Lo más precioso de la vida es un alma libre e independiente. Sólo en libertad el ser humano crece y progresa. Castelar diferencia entre las leyes que se promulgan en la tierra en defensa de la libertad y las que proceden de Dios. En el discurso anteriormente señalado, insiste: “Dios de la libertad, que sacaste a los opresores de Egipto y sumergiste a los soberbios en las aguas hirvientes del mar Rojo; Dios, que promulgaste el dogma de la igualdad religiosa en la noche sublime de la cena y lo ungiste con tu divina sangre en la tarde tempestuosa del Calvario; Dios, que brillaste con tanta gloria, como en las cumbres del Sinaí, en las rotondas del Capitolio de Washington, allí en aquellos días de la abolición de la servidumbre; Dios, que bendices a cuantos rompen el eslabón de una cadena y despiertan el albor de un derecho; Dios de los redentores, Dios de los mártires, Dios de los humildes, nosotros también hemos consagrado en tus aras los hierros de millares de esclavos convertidos en hombres; no separes, pues, ni tu aliento, ni tu providencia de nuestra obra que, después de todo, quiere aplicar tu eterno Evangelio a las sociedades, tu divino Verbo a las inteligencias, y cumplir tu reinado espiritual, por medio de la libertad, de la igualdad y de la fraternidad, sobre la faz de la tierra”.

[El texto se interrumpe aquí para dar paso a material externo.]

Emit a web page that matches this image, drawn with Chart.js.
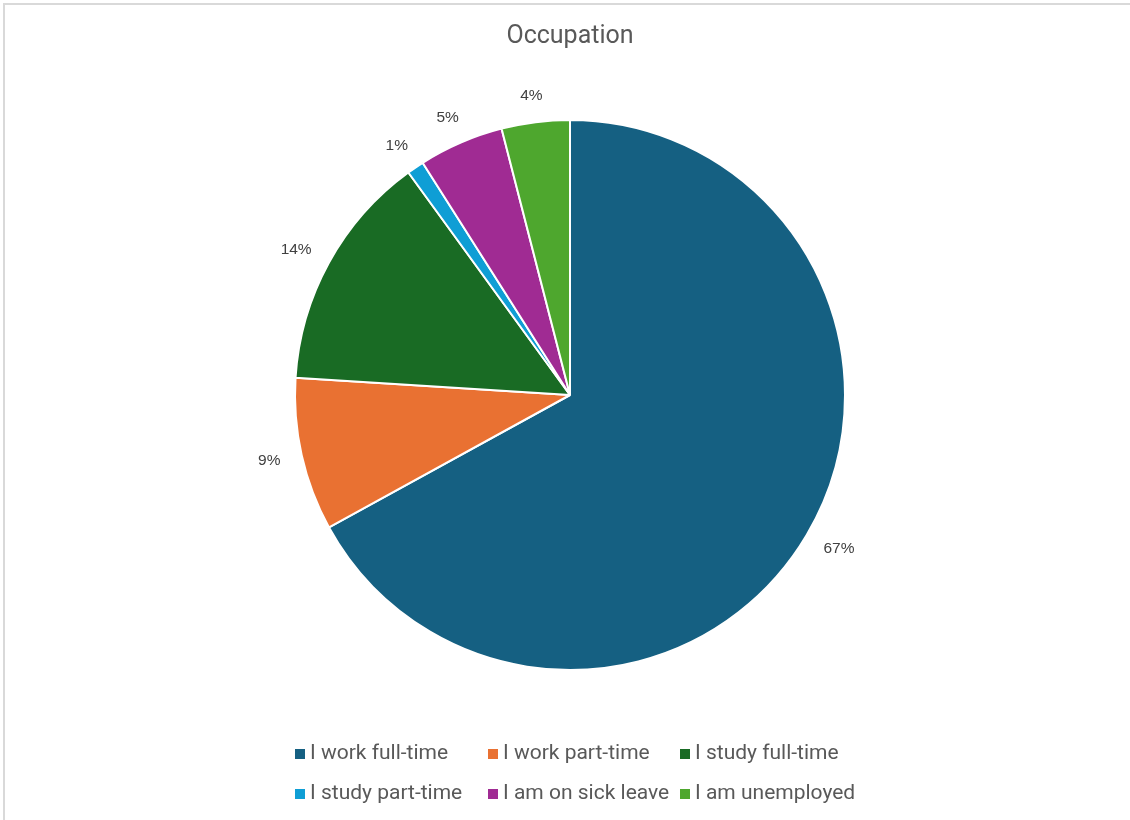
<!DOCTYPE html>
<html>
<head>
<meta charset="utf-8">
<title>Occupation</title>
<script src="https://cdn.jsdelivr.net/npm/chart.js@4/dist/chart.umd.min.js"></script>
<style>
  html, body { margin: 0; padding: 0; background: #ffffff; overflow: hidden; }
  #frame {
    position: absolute; left: 3px; top: 3px; width: 1125px; height: 815px;
    border-top: 2px solid #d9d9d9; border-left: 2px solid #d9d9d9;
  }
  #wrap { position: absolute; left: 0; top: 0; width: 1130px; height: 820px; }
</style>
</head>
<body>
<div id="frame"></div>
<div id="wrap"><canvas id="chart" width="1130" height="820"></canvas></div>
<script>
// Survey answers: share of respondents per occupation (percent)
const categories = [
  'I work full-time',
  'I work part-time',
  'I study full-time',
  'I study part-time',
  'I am on sick leave',
  'I am unemployed'
];
const shares = [67, 9, 14, 1, 5, 4];
const sliceColors = ['#156082', '#E97132', '#196B24', '#0F9ED5', '#A02B93', '#4EA72E'];
const chartTitle = 'Occupation';

const TEXT_GREY = '#595959';
const LABEL_GREY = '#404040';

// Title drawn centred above the pie
const titlePlugin = {
  id: 'titleText',
  afterDraw(chart) {
    const ctx = chart.ctx;
    ctx.save();
    ctx.fillStyle = TEXT_GREY;
    ctx.font = '25px Roboto';
    ctx.textAlign = 'center';
    ctx.textBaseline = 'middle';
    ctx.fillText(chartTitle, 570, 37);
    ctx.restore();
  }
};

// Percentage labels placed just outside each slice's outer edge
const outsideLabels = {
  id: 'outsideLabels',
  afterDatasetsDraw(chart) {
    const ctx = chart.ctx;
    const meta = chart.getDatasetMeta(0);
    ctx.save();
    ctx.font = '15.5px "Liberation Sans"';
    ctx.fillStyle = LABEL_GREY;
    ctx.textAlign = 'center';
    ctx.textBaseline = 'middle';
    meta.data.forEach((arc, i) => {
      const p = arc.getProps(['x', 'y', 'startAngle', 'endAngle', 'outerRadius'], true);
      const mid = (p.startAngle + p.endAngle) / 2;
      const dx = Math.cos(mid), dy = Math.sin(mid);
      const text = shares[i] + '%';
      const w = ctx.measureText(text).width;
      const h = 10;
      const gap = 22;
      const x = p.x + dx * (p.outerRadius + gap) + dx * w / 2;
      const y = p.y + dy * (p.outerRadius + gap) + dy * h / 2;
      ctx.fillText(text, x, y);
    });
    ctx.restore();
  }
};

// Two-row legend laid out on a fixed column grid
const gridLegend = {
  id: 'gridLegend',
  afterDraw(chart) {
    const ctx = chart.ctx;
    const colX = [295, 488, 680];
    const rowY = [754, 794];
    ctx.save();
    ctx.font = '21px Roboto';
    ctx.textBaseline = 'middle';
    ctx.textAlign = 'left';
    categories.forEach((name, i) => {
      const col = i % 3, row = Math.floor(i / 3);
      const x = colX[col], y = rowY[row];
      ctx.fillStyle = sliceColors[i];
      ctx.fillRect(x, y - 5, 10, 10);
      ctx.fillStyle = TEXT_GREY;
      ctx.fillText(name, x + 15, y);
    });
    ctx.restore();
  }
};

new Chart(document.getElementById('chart'), {
  type: 'pie',
  data: {
    labels: categories,
    datasets: [{
      data: shares,
      backgroundColor: sliceColors,
      borderColor: '#ffffff',
      borderWidth: 2
    }]
  },
  options: {
    responsive: false,
    animation: false,
    layout: { padding: { left: 294, right: 284, top: 119, bottom: 149 } },
    plugins: {
      legend: { display: false },
      title: { display: false },
      tooltip: { enabled: false }
    }
  },
  plugins: [titlePlugin, outsideLabels, gridLegend]
});
</script>
</body>
</html>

Muchos recuerdan la frase de Castelar “Grande es Dios en el Sinaí”, pero pocos saben que forma parte del discurso que pronunció en sesión del Congreso el 12 de abril de 1869, contestando al cura Manterola, quien se oponía a la libertad de cultos. Así habló Castelar: “Grande es Dios en el Sinaí; el trueno le precede, el rayo le acompaña, la luz le envuelve, la tierra tiembla, los montes se desgajan; pero hay un Dios más grande, más grande todavía, que no es el majestuoso Dios del Sinaí sino el humilde Dios del Calvario, clavado en una cruz, herido, yerto, coronado de espinas, con la hiel en los labios y sin embargo diciendo: "¡Padre mío, perdónalos, perdona a mis verdugos, perdona a mis perseguidores porque no saben lo que hacen!"



“Grande es la religión del poder, pero es más grande la religión de la justicia implacable, pero es más grande la religión del perdón misericordioso; y yo, en nombre de esta religión, yo, en nombre del Evangelio, vengo a pediros que escribáis al frente de vuestro código fundamental la libertad religiosa, es decir libertad, fraternidad, igualdad para todos los hombres”.

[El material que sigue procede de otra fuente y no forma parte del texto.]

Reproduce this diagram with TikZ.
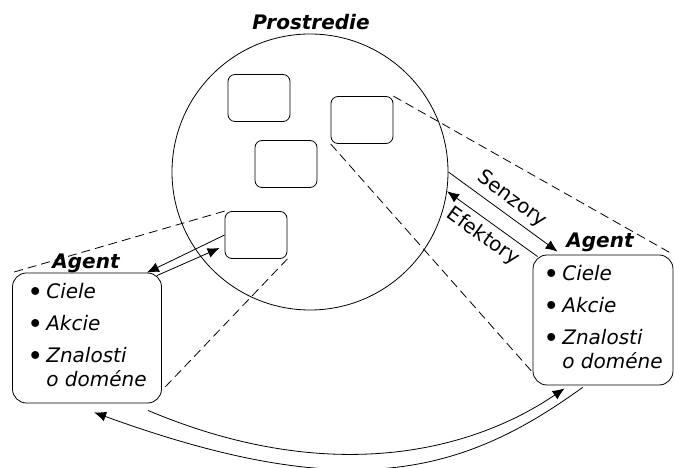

Benito Pérez Galdós describe lo que sucedió en la cámara después de hablara Castelar. El carlista Wilfredo de Romarate protestó:«¿Qué quiere ese hombre? ¿Libertad de cultos? Yo digo: matarle, matarle... Pero habla bien; me ha conmovido... Sin quererlo, se siente uno magnetizado... Esto es un abuso, amigo: no hay derecho a magnetizar... Eso no vale, no vale... Es como darle a uno cloroformo para dormirle y robarle... sacándole del bolsillo el dinero, o del corazón la Unidad Católica... No, no mil veces. Atrás magnetismo, atrás gotitas de cloroformo... ¡Castelar, fuera de aquí!... Oradores que le sustraen a uno con engaño la Unidad Católica, ¡a la cárcel, a la cárcel!...».

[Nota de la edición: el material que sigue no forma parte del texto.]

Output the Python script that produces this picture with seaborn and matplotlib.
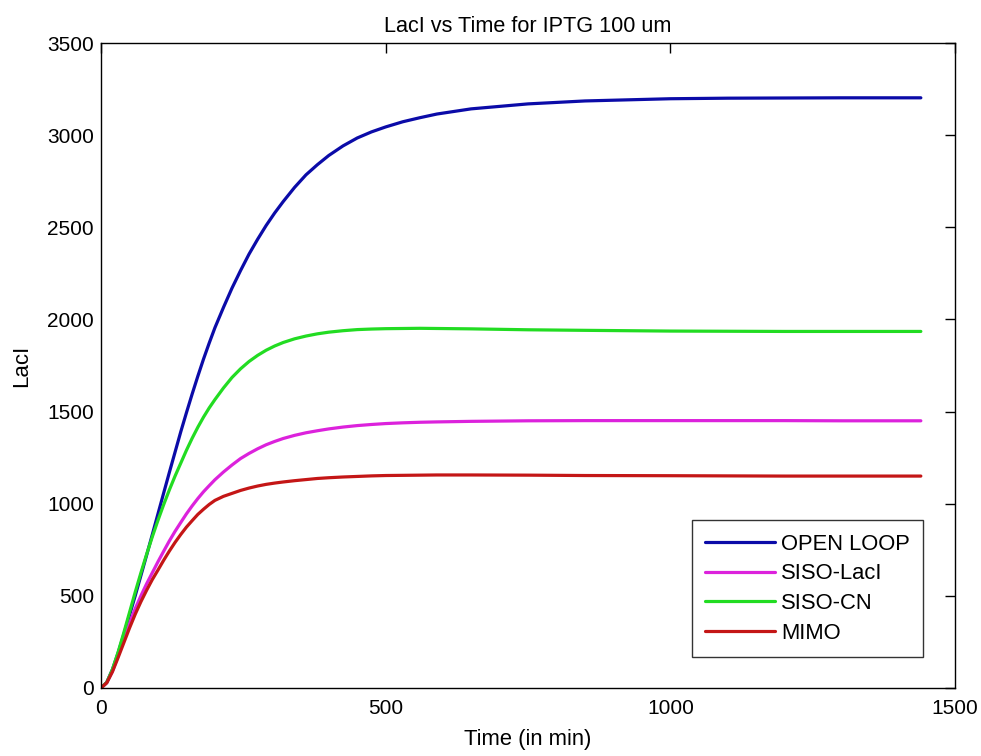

Este fue, así fue Emilio Castelar. Pertenece de lleno al período más romántico de la política española. El más famoso orador parlamentario de su tiempo llevó a su prosa didáctica el floreo que caracterizaba su retórica. En ningún parlamento de la Europa siglo XXI ha surgido un orador de sus condiciones. La manera de hablar que utiliza Castelar es tan importante como la materia de que habla. Su grandeza de alma y su pensamiento, que lo abrazaba todo, lo contenía todo, lo explicaba todo, continúan siendo reconocidos y en gran parte vividos hasta el día de hoy.